■ CHALLENGE ■
Find every line of the listing below where "standalone" appears, and copy it.

■ GIVEN RECORDS ■
[BEGIN]

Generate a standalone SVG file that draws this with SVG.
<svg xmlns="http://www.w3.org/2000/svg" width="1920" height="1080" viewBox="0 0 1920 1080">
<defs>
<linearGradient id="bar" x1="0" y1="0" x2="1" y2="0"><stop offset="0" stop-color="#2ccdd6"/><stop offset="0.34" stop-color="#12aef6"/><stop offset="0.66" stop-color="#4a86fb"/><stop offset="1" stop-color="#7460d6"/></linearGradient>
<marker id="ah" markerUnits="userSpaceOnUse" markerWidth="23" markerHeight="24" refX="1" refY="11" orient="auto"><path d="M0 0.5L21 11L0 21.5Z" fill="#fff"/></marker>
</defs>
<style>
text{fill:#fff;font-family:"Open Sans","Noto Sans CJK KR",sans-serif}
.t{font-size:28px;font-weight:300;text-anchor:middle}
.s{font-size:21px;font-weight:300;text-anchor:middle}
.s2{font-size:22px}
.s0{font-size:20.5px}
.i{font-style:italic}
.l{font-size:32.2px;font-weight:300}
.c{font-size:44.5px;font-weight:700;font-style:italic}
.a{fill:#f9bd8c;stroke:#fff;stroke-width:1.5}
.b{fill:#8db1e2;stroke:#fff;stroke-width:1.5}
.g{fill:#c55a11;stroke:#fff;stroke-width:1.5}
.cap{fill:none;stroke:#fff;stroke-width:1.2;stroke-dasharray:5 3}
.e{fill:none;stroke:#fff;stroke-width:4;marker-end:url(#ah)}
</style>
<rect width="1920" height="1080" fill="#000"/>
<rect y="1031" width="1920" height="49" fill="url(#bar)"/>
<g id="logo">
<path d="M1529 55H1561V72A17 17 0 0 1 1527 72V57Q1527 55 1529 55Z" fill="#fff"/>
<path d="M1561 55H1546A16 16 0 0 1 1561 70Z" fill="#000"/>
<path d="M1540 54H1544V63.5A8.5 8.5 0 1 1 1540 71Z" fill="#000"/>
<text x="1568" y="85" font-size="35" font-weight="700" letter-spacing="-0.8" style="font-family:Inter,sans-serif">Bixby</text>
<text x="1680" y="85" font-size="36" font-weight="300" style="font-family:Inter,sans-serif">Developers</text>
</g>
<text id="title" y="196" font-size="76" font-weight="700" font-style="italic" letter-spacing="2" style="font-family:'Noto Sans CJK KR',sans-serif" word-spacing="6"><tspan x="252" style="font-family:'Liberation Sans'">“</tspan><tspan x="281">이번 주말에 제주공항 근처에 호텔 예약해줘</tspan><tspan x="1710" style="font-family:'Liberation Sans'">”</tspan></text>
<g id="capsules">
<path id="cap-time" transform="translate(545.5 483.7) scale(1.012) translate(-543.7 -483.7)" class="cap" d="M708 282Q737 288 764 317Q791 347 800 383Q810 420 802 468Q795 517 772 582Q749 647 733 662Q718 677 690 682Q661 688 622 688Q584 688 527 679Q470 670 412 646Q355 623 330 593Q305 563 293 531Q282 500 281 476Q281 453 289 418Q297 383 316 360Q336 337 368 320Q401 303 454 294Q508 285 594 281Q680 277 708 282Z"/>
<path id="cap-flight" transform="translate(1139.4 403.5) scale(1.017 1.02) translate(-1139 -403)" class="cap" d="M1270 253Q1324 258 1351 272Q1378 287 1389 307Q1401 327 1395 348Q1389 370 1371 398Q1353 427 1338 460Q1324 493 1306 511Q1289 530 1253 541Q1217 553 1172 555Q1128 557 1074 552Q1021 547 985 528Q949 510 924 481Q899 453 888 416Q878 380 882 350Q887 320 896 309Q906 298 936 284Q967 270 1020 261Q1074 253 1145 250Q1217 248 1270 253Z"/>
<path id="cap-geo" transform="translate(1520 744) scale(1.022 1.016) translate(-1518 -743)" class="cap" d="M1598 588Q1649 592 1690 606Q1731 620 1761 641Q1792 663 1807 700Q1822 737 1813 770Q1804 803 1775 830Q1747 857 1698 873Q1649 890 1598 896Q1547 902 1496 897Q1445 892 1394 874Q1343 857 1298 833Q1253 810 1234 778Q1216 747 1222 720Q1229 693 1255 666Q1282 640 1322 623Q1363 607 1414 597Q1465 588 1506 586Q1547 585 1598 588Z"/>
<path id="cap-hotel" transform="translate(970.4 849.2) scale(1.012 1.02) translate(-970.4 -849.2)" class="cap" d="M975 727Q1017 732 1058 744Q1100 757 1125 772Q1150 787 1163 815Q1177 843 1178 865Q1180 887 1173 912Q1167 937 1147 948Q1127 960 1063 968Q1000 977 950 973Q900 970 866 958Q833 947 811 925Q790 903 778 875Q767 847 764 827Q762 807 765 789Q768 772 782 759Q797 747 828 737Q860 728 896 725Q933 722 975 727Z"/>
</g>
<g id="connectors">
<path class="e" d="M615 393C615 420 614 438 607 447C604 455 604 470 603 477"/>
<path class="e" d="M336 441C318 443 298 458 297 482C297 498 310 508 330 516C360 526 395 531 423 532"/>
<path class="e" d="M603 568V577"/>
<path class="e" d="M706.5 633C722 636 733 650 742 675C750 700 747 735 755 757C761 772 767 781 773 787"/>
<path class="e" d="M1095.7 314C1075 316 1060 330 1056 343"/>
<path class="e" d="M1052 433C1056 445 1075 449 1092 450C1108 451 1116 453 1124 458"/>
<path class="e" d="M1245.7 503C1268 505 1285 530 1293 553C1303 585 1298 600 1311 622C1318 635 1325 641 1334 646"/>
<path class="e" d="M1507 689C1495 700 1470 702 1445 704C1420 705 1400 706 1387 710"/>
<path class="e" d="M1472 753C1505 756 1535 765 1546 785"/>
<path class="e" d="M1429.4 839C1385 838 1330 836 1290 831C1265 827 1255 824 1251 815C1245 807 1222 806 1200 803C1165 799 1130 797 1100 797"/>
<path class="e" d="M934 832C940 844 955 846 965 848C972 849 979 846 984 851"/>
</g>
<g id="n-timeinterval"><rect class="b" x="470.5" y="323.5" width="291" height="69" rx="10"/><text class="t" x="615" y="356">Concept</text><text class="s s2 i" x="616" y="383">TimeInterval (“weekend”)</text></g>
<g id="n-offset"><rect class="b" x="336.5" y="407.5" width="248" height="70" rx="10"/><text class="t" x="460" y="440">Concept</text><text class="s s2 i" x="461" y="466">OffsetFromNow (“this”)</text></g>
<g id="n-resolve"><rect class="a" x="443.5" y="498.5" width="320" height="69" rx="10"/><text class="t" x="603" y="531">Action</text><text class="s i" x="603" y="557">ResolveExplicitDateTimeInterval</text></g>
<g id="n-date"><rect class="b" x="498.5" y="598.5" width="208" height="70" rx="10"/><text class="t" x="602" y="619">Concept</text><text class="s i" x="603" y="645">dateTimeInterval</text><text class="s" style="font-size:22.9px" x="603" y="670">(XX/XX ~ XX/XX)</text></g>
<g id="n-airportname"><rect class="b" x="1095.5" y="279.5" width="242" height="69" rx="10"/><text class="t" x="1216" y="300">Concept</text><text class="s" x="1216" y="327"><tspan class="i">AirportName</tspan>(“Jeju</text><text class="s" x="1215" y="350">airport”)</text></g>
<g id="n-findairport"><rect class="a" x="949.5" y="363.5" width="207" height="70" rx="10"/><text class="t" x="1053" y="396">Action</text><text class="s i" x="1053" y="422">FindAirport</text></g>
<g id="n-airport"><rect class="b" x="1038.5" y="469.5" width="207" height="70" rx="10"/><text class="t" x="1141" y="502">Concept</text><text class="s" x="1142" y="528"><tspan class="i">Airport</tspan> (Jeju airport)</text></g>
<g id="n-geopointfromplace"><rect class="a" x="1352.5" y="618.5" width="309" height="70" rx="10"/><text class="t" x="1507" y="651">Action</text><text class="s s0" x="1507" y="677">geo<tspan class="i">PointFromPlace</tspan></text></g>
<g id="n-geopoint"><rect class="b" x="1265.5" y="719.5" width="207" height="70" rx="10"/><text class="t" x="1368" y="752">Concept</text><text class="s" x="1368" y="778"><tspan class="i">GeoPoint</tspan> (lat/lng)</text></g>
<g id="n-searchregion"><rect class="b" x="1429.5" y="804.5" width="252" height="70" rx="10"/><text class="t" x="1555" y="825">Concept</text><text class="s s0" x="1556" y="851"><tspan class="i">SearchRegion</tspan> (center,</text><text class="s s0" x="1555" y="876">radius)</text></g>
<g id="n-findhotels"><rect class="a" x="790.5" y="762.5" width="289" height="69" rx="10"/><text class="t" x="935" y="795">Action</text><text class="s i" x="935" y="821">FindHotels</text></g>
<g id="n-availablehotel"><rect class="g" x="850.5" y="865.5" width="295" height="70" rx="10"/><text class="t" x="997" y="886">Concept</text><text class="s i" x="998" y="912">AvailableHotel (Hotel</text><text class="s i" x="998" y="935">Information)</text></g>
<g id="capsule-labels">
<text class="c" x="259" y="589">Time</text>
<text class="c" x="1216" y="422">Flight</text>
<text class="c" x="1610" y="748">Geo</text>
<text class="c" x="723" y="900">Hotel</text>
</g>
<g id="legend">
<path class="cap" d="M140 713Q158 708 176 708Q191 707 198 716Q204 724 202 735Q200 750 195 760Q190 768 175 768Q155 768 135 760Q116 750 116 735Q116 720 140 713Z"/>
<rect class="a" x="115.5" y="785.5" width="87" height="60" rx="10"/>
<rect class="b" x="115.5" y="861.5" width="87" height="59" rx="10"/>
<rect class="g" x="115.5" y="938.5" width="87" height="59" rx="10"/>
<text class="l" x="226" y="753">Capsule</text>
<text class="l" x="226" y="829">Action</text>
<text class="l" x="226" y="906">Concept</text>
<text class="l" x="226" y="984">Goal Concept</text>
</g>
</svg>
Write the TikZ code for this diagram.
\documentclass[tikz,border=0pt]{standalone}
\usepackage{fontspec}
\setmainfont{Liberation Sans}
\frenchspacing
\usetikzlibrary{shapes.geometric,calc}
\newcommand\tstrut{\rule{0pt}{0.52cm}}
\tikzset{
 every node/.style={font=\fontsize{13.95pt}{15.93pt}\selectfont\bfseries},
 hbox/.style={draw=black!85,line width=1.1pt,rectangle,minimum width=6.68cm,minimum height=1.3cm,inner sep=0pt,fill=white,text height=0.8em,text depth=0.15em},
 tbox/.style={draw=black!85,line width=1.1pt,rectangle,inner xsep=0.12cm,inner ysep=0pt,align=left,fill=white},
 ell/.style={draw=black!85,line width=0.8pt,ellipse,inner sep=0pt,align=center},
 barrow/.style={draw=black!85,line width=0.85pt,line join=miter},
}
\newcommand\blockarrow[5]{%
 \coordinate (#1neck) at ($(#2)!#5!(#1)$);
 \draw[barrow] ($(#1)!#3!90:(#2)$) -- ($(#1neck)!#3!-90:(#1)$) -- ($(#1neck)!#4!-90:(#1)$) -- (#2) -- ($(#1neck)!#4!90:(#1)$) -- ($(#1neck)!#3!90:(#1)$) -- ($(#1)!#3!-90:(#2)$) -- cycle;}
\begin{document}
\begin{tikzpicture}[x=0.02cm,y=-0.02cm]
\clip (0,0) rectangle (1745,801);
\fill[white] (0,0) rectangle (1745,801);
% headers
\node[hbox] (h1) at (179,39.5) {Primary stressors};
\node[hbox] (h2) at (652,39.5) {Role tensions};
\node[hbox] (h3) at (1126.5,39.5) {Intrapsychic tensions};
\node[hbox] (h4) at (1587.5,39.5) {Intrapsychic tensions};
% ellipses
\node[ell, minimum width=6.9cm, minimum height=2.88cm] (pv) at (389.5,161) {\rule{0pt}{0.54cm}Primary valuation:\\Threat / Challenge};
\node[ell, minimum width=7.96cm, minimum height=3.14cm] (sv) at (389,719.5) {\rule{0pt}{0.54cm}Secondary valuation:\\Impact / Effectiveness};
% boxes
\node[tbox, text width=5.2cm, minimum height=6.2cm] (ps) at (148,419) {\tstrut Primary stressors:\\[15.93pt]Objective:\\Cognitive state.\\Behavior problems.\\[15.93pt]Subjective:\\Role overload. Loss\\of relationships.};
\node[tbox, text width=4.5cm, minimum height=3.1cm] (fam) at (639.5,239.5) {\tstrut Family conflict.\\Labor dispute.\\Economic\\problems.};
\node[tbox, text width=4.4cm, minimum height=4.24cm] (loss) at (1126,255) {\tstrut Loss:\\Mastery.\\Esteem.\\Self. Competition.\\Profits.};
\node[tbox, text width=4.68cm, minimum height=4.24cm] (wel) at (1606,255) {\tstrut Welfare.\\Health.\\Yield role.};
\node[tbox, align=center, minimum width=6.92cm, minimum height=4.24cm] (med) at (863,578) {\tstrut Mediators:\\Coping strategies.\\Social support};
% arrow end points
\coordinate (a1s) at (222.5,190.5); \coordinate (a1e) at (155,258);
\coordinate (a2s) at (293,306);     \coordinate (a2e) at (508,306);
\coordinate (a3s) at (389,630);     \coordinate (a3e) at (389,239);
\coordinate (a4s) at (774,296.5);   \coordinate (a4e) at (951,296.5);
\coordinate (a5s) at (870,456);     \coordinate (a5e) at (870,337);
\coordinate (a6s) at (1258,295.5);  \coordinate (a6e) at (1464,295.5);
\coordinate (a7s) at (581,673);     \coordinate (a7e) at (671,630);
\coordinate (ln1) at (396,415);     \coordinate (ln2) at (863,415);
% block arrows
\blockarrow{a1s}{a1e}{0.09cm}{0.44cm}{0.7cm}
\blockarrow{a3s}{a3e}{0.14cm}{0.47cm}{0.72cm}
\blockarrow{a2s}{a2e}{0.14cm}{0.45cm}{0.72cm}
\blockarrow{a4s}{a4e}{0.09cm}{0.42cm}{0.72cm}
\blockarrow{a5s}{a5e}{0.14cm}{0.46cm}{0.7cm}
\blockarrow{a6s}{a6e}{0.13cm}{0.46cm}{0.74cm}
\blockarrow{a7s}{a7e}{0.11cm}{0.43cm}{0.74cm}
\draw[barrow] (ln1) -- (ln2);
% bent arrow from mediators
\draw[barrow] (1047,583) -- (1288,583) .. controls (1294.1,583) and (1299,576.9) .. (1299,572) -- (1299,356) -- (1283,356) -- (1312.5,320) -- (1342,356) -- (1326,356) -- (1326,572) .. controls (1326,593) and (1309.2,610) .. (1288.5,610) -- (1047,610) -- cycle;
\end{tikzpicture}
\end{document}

[END]

■ THE REPLY ■
Generate a standalone SVG file that draws this with SVG.
\documentclass[tikz,border=0pt]{standalone}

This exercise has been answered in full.